I’d like to put the bond segment right here after the US stock segment because bonds/yields are so important to sector selections in stocks.

As noted at the site on Thursday I took the bird in hand (profit on combined price and distributions) of the longer-term bonds funds (3-10yr) held in favor of long-held cash equivalent T-Bill funds (SHV) and a far smaller position on 1-3 year Treasury funds (SHY). SHV is after all, going to keep pumping out reliable monthly income that improves with every Fed rate hike.

If this were October 2008 or March 2009 I’d say sure, cash is trash because risk vs. reward in stocks was very positive. But with the combination of a mature stock bull market showing signs of volatility and a rising Fed Funds rate the opposite situation is at hand… cash is not trash.

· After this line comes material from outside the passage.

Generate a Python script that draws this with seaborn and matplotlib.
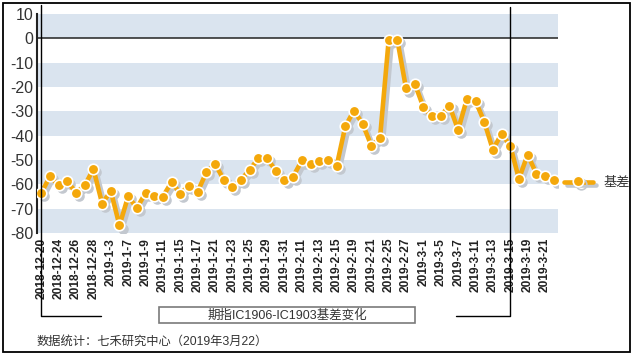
import matplotlib
matplotlib.use("Agg")
import matplotlib.pyplot as plt
import matplotlib.patheffects as pe
from matplotlib.patches import Rectangle
from matplotlib.lines import Line2D
from matplotlib.transforms import blended_transform_factory, offset_copy
import seaborn as sns
import pandas as pd

# ---- data ----
dates = ["2018-12-20", "2018-12-21", "2018-12-24", "2018-12-25", "2018-12-26", "2018-12-27",
         "2018-12-28", "2019-1-2", "2019-1-3", "2019-1-4", "2019-1-7", "2019-1-8",
         "2019-1-9", "2019-1-10", "2019-1-11", "2019-1-14", "2019-1-15", "2019-1-16",
         "2019-1-17", "2019-1-18", "2019-1-21", "2019-1-22", "2019-1-23", "2019-1-24",
         "2019-1-25", "2019-1-28", "2019-1-29", "2019-1-30", "2019-1-31", "2019-2-1",
         "2019-2-11", "2019-2-12", "2019-2-13", "2019-2-14", "2019-2-15", "2019-2-18",
         "2019-2-19", "2019-2-20", "2019-2-21", "2019-2-22", "2019-2-25", "2019-2-26",
         "2019-2-27", "2019-2-28", "2019-3-1", "2019-3-4", "2019-3-5", "2019-3-6",
         "2019-3-7", "2019-3-8", "2019-3-11", "2019-3-12", "2019-3-13", "2019-3-14",
         "2019-3-15", "2019-3-18", "2019-3-19", "2019-3-20", "2019-3-21", "2019-3-22"]
basis = [-63.5, -56.7, -60.4, -58.8, -63.5, -60.4, -53.7, -67.9, -62.8, -76.9,
         -64.9, -69.8, -63.5, -64.6, -65.0, -59.1, -63.8, -60.5, -63.0, -55.1,
         -51.5, -58.1, -61.1, -58.1, -54.0, -49.3, -49.3, -54.5, -58.4, -56.8,
         -50.2, -51.5, -50.4, -49.9, -52.6, -36.2, -29.7, -35.1, -44.1, -41.1,
         -0.7, -0.7, -20.6, -18.6, -28.3, -32.1, -31.8, -27.7, -37.6, -25.0,
         -25.8, -34.2, -45.8, -39.2, -44.1, -57.8, -47.8, -55.6, -56.4, -58.3]
y_ticks = [10, 0, -10, -20, -30, -40, -50, -60, -70, -80]
series_name = "基差"
title_text = "期指IC1906-IC1903基差变化"
footer_text = "数据统计：七禾研究中心（2019年3月22）"
bracket_start = "2018-12-20"
bracket_end = "2019-3-15"

df = pd.DataFrame({"idx": range(len(dates)), "date": dates, "value": basis})

sns.set_style("white")
plt.rcParams["font.family"] = ["Liberation Sans", "Noto Sans CJK SC", "DejaVu Sans"]

W, H = 633, 358
fig = plt.figure(figsize=(W / 100, H / 100), dpi=100)
ax = fig.add_axes([37 / W, 1 - 233 / H, (558 - 37) / W, (233 - 14) / H])

ORANGE = "#F4A80B"
BAND = "#DAE4EF"
SHADOW = "#C3C8CF"

# bands
for lo in range(-80, 10, 20):
    ax.axhspan(lo, lo + 10, color=BAND, lw=0, zorder=0)
ax.axhline(0, color="#222222", lw=1.1, zorder=1)

# shadow series
sns.lineplot(data=df, x="idx", y="value", ax=ax, color=SHADOW, lw=3.3,
             marker="o", markersize=7.6, markerfacecolor=SHADOW,
             markeredgecolor=SHADOW, markeredgewidth=0, legend=False, zorder=2)
ax.lines[-1].set_transform(offset_copy(ax.transData, fig=fig, x=2.2, y=-2.2, units="points"))

# main series
sns.lineplot(data=df, x="idx", y="value", ax=ax, color=ORANGE, lw=3.3,
             marker="o", markersize=7.6, markerfacecolor=ORANGE,
             markeredgecolor="white", markeredgewidth=1.2, legend=False, zorder=3)
line = ax.lines[-1]

ax.set_xlim(-0.5, len(dates) - 0.5)
ax.set_ylim(-80, 10)
ax.set_yticks(y_ticks)
ax.set_yticklabels([str(v) for v in y_ticks])
ax.set_xticks(df["idx"][::2])
ax.set_xticklabels(df["date"][::2], rotation=90, fontweight="bold", fontsize=8.6, color="#222222")
ax.tick_params(axis="x", length=0, pad=3.6)
ax.tick_params(axis="y", length=0, pad=2.8, labelsize=11.5, labelcolor="#333333")
ax.set_xlabel("")
ax.set_ylabel("")
for s in ["top", "right", "bottom"]:
    ax.spines[s].set_visible(False)
ax.spines["left"].set_color("#222222")
ax.spines["left"].set_linewidth(1.5)

# bracket lines
bt = blended_transform_factory(ax.transData, fig.transFigure)
i0 = dates.index(bracket_start)
i1 = dates.index(bracket_end)
ytop0, ytop1, ybot = 1 - 5 / H, 1 - 7 / H, 1 - 316 / H
fig.add_artist(Line2D([i0, i0, i0 + 6.9], [ytop0, ybot, ybot], transform=bt, color="black", lw=1))
fig.add_artist(Line2D([i1, i1, i1 - 6.2], [ytop1, ybot, ybot], transform=bt, color="black", lw=1))

# legend (proxy handle with shadow)
proxy = Line2D([], [], color=ORANGE, lw=3.3, marker="o", markersize=7.6,
               markerfacecolor=ORANGE, markeredgecolor="white", markeredgewidth=1.2,
               path_effects=[pe.SimpleLineShadow(offset=(2.2, -2.2), shadow_color=SHADOW, alpha=1),
                             pe.Normal()])
fig.legend(handles=[proxy], labels=[series_name], loc="center left",
           bbox_to_anchor=(564 / W, 1 - 183 / H), frameon=False, borderaxespad=0,
           borderpad=0, handlelength=2.2, handletextpad=0.8, fontsize=9.5,
           labelcolor="#333333")

# title box
fig.add_artist(Rectangle((159 / W, 1 - 323 / H), (415 - 159) / W, 16 / H,
                         transform=fig.transFigure, facecolor="white", edgecolor="#7a7a7a", lw=1.2))
fig.text(287 / W, 1 - 315 / H, title_text, ha="center", va="center", fontsize=9, color="#333333")

# footer
fig.text(37 / W, 1 - 342 / H, footer_text, ha="left", va="center", fontsize=8.8, color="#333333")

# outer border
fig.add_artist(Rectangle((3 / W, 1 - 352 / H), 627 / W, 349 / H, transform=fig.transFigure,
                         facecolor="none", edgecolor="black", lw=1.3))

fig.savefig("out.png", dpi=100)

On the longer-term bond picture, while anti-bond sentiment had built up to a degree perhaps sufficient to propel TLT to its 200 day moving average (black) the pump to the 50 day average was fine for me to get off the contrary bond bounce play, at least actively using my own funds. Point proven… you get a triumvirate of experts pumped at you day after day by the media, you prepare for a contrary outcome. That manifested in a bounce.

tlt

But what of inflation? What of deflation for that matter?

Affixing the Tin Foil Hat

It is the age old story as a deflationary force pulls the macro toward its gaping maw (of debt reconciliation) and valiant (some, like your letter writer would say manipulative and immoral) policy makers, both at the Fed (monetary) and in politics (fiscal) try to forestall it by pumping ever more inflationary policy into the system.

That my friends is where the disparities of society come from; the unending supply of inflationary policy always at the ready to drive asset prices in one casino or another. But in order to benefit, you have to have a seat at the table. The poor and middle class do not have seats, at least not with the high rollers.